I see no future where Japan nationalism is truly solved, short of these two things also getting solved. And boy is there no end in sight to this.


>the US purposefully left the Emperor in place with only a slap on the fingers

This was a deliberate political decision in an effort to not repeat the grave mistake of how post-WW1 Germany was handled which essentially led to WW2. Denying Japan of their identity and dignity would have risked an eventual WW3, and the US did not want to even entertain the possibility.

It also didn't help that practically all of Japan were not going to see their Emperor deposed or worse; Japan was willing to compromise on literally everything but the Emperor in making peace with the US and the west, and the extended Imperial family along with all the other nobles thereof lost their titles and powers in the post-war occupation and restructuring.

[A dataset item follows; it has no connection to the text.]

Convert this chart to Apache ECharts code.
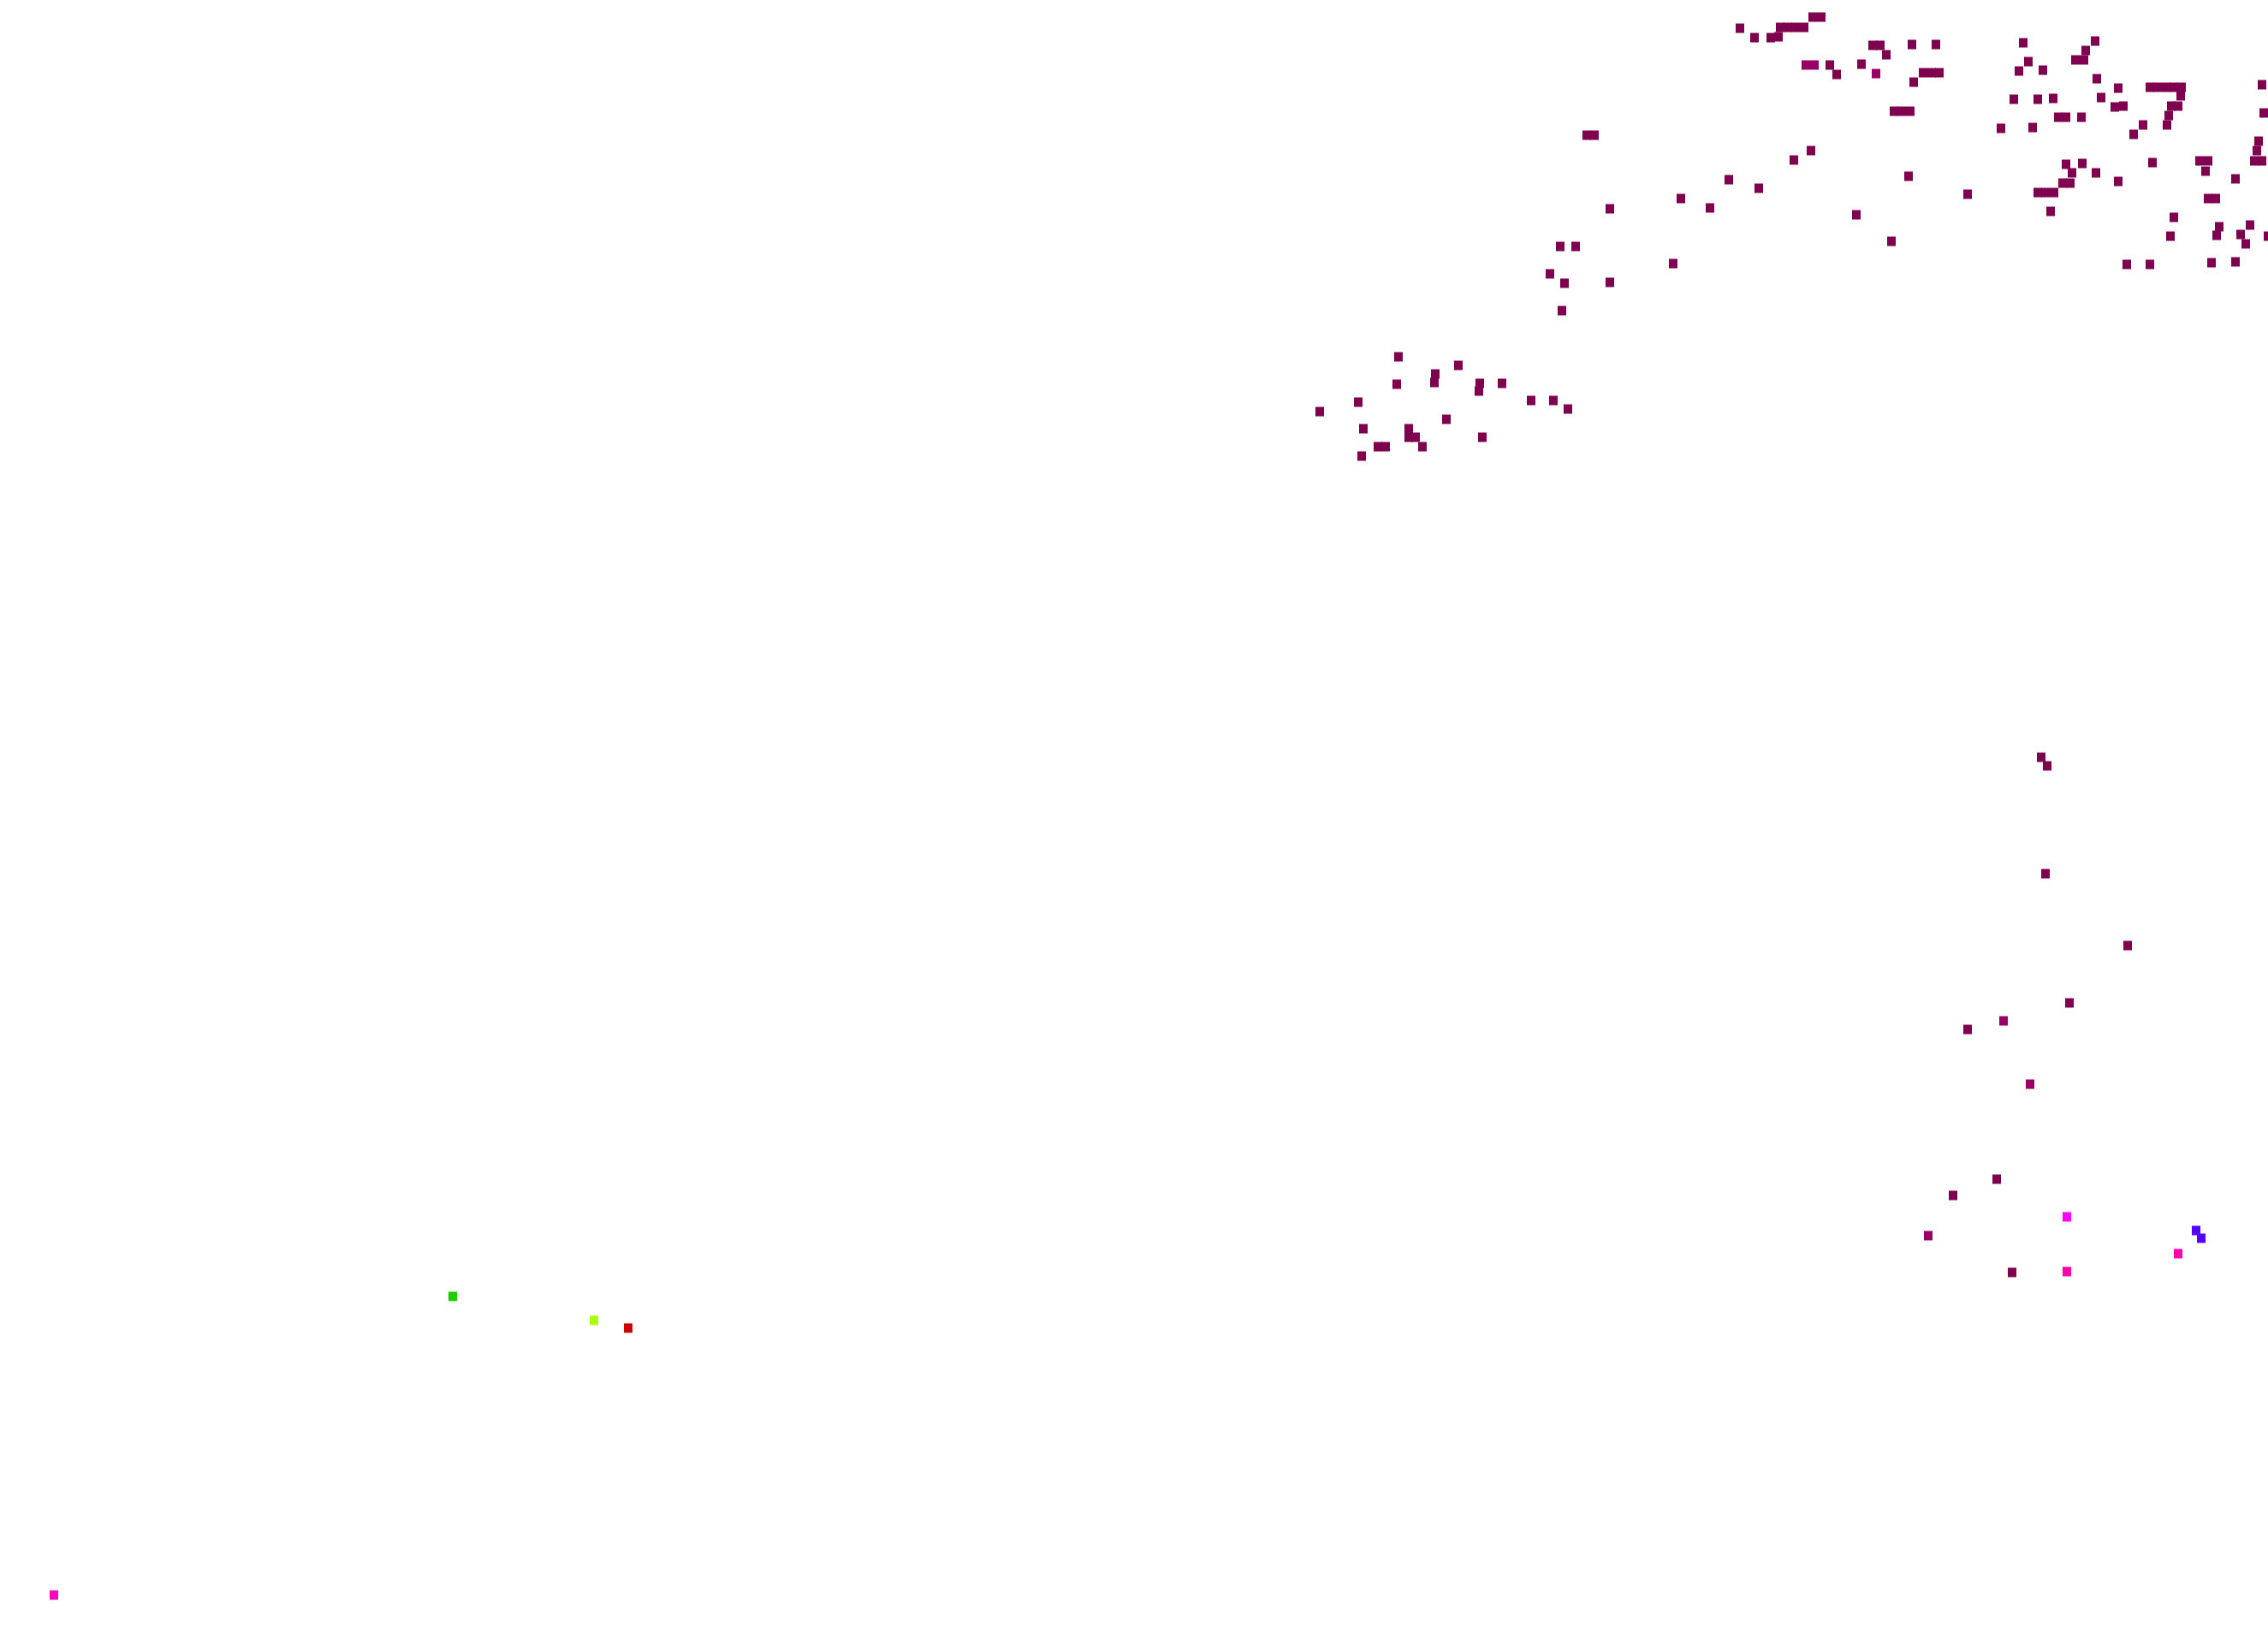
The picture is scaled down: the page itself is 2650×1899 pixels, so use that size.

I think we're mostly in agreement. It was a strategic move and it might have helped a lot letting Japan get back on its feet. And it's also the move that left the deep deep nationalism in place and it's still here today.

Perhaps there was no way to have one without the other, but at least I want to look at it as a series of cause and consequences.

Crazy popular anime girl representations of WW2 battleships is the most funniest form of that reality IMHO.


> I'd argue the “nuclear taboo” is just the product of.. I don't just seeing one nuclear test video?

And yet some high ranking military planers were seriously pushing for employing nuclear weapons in Vietnam. Do you think they just haven't seen any nuclear test videos?

> It's a bit unclear to me why you need an organization that advocates against nuclear weapons.

Because humans keep building, and fielding nuclear weapons. Not sure where you live, but chances are good your taxes are used to build, and maintain nuclear weapons and the means to carry them.